Python Jupyter Notebook scikit-learn Pandas NumPy Matplotlib

This project implements a machine learning–based sentiment analyzer that classifies financial news text into positive, negative, or neutral categories using NLP and linear models.


The project focuses on applying natural language processing techniques to financial text, using a cleaned and structured dataset derived from the research study “Good Debt or Bad Debt? Detecting Semantic Orientations in Economic Texts.” It demonstrates the complete workflow of a real-world NLP task, from loading and auditing data to preparing text for modeling and evaluating results.

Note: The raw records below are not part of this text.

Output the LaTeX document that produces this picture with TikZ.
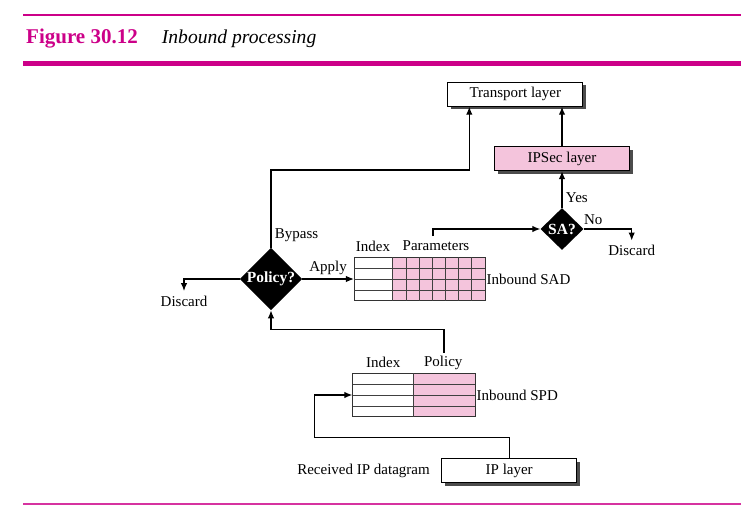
\documentclass[tikz,border=0pt]{standalone}
\usepackage{fontspec}
\setmainfont{Liberation Serif}
\usetikzlibrary{arrows.meta,shapes.geometric,shadows,positioning}
\definecolor{figmagenta}{RGB}{204,0,136}
\definecolor{cellpink}{RGB}{244,196,220}
\tikzset{
  layer/.style={draw, line width=0.9pt, minimum width=135pt, minimum height=24pt, inner sep=0pt,
    drop shadow={shadow xshift=3pt, shadow yshift=-3pt, fill=black!70, opacity=1}},
  decision/.style={diamond, fill=black, text=white, font=\fontsize{15.5}{18}\selectfont\bfseries, inner sep=0pt},
  flow/.style={-{Latex[length=8pt,width=6.5pt]}, line width=1.2pt},
  tablebox/.style={draw=black!80, line width=0.8pt, inner sep=0pt},
  gridline/.style={draw=black!75, line width=0.7pt},
  discard/.style={inner sep=4.5pt},
}
\begin{document}
\begin{tikzpicture}[x=1pt, y=-1pt, font=\fontsize{15}{18}\selectfont]
            \useasboundingbox (0,0) rectangle (741,516);
            \draw[figmagenta, line width=1.2pt] (23.3,15) -- (741,15);
            \draw[figmagenta, line width=4.8pt] (23.3,63.5) -- (741,63.5);
            \draw[figmagenta!80, line width=1.4pt] (23.3,504) -- (741,504);
            \node[anchor=base west, inner sep=0pt, text=figmagenta, font=\fontsize{21}{24}\selectfont\bfseries] (fignum) at (26,43.3) {Figure 30.12};
            \node[anchor=base west, inner sep=0pt, font=\fontsize{19.6}{23}\selectfont\itshape] (figtitle) at (161.7,43.3) {Inbound processing};

            \node[layer, fill=white](transport) at (515.3,94.3) {Transport layer};
            \node[layer, fill=cellpink](ipsec) at (562,158.7) {IPSec layer};
            \node[layer, fill=white](ip) at (509.2,470.5) {IP layer};
            \node[left=8pt of ip](received) {Received IP datagram};

            \node[decision, minimum width=59pt, minimum height=59pt](policy) at (271,279) {Policy?};
            \node[decision, minimum width=43pt, minimum height=42pt](sa) at (562,229) {SA?};

            % Inbound SAD
            \fill[cellpink] (392.7,257.3) rectangle (485,300.7);
            \node[tablebox, minimum width=130.7pt, minimum height=43.4pt](sad) at (419.65,279) {};
            \foreach \k in {1,2,3}
                \draw[gridline] (354.3,257.3+10.85*\k) -- (485,257.3+10.85*\k);
            \foreach \j in {0,...,6}
                \draw[gridline] (392.7+13.19*\j,257.3) -- (392.7+13.19*\j,300.7);
            \node(sadindex) at (373,246) {Index};
            \node(sadparams) at (436,246) {Parameters};
            \node[anchor=west, inner sep=1pt](sadname) at (sad.east) {Inbound SAD};

            % Inbound SPD
            \fill[cellpink] (413.3,373.3) rectangle (475,416.7);
            \node[tablebox, minimum width=122.3pt, minimum height=43.4pt](spd) at (413.85,395) {};
            \foreach \k in {1,2,3}
                \draw[gridline] (352.7,373.3+10.85*\k) -- (475,373.3+10.85*\k);
            \draw[gridline] (413.3,373.3) -- (413.3,416.7);
            \node(spdindex) at (383.3,362.7) {Index};
            \node(spdpolicy) at (443.3,362.7) {Policy};
            \node[anchor=west, inner sep=1pt](spdname) at (spd.east) {Inbound SPD};

            \node[discard](discardL) at (184,301) {Discard};
            \node[discard](discardR) at (631.7,250.5) {Discard};

            \coordinate (inbend) at (314.3,437.7);
            \coordinate (spdout) at (444,352.7);
            \coordinate (policybend) at (271,329.3);
            \coordinate (bypassbend) at (469.3,170);
            \coordinate (sadout) at (433,236);

            \draw[flow] (ip.north) |- (inbend) |- (spd.west);
            \draw[flow] (spdout) |- (policybend) -- (policy.south);
            \draw[flow] (policy.west) -| (discardL.north);
            \draw[flow] (policy.east) -- node[above] {Apply} (sad.west);
            \draw[flow] (policy.north) |- node[right, pos=0.08] {Bypass} (bypassbend) -- (bypassbend |- transport.south);
            \draw[flow] (sadout) |- (sa.west);
            \draw[flow] (sa.north) -- node[right, pos=0.27] {Yes} (ipsec.south);
            \draw[flow] (sa.east) -| node[above, pos=0.1] {No} (discardR.north);
            \draw[flow] (ipsec.north) -- (transport.south -| ipsec.north);
\end{tikzpicture}
\end{document}
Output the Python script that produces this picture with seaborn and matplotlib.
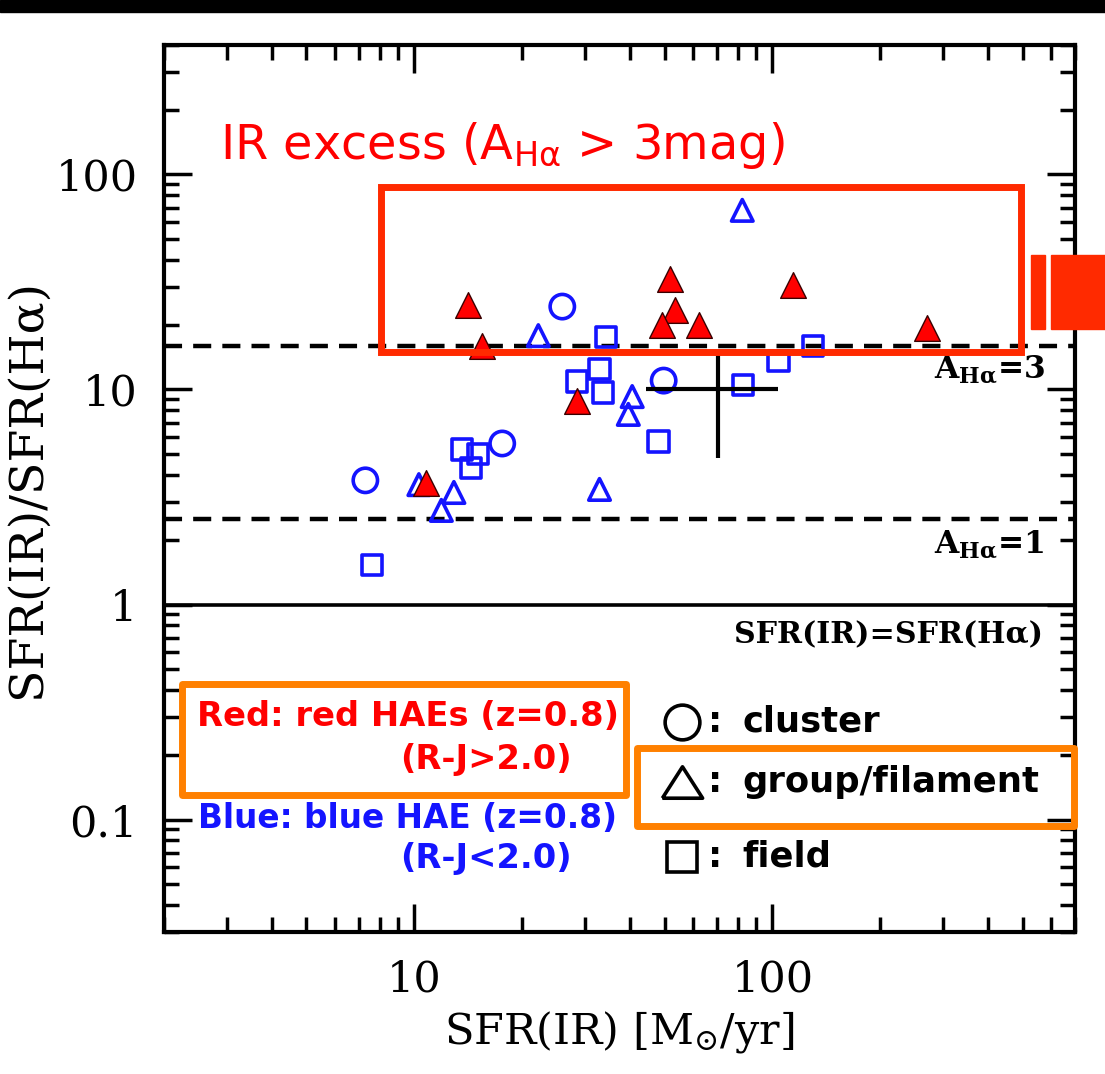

The notebook walks through essential steps such as text cleaning, exploratory data analysis, word cloud visualization, and feature extraction using Bag-of-Words and TF-IDF with both word-level and character-level n-grams. Multiple baseline and linear models are trained, with attention given to class imbalance, hyperparameter tuning, and rigorous evaluation through error analysis and interpretability techniques.

Finally, the project emphasizes practical usability by saving trained models and allowing users to test sentiment predictions on new, unseen financial headlines. The structured project layout and reproducible workflow make it suitable both as a learning resource and as a foundation for more advanced financial NLP applications.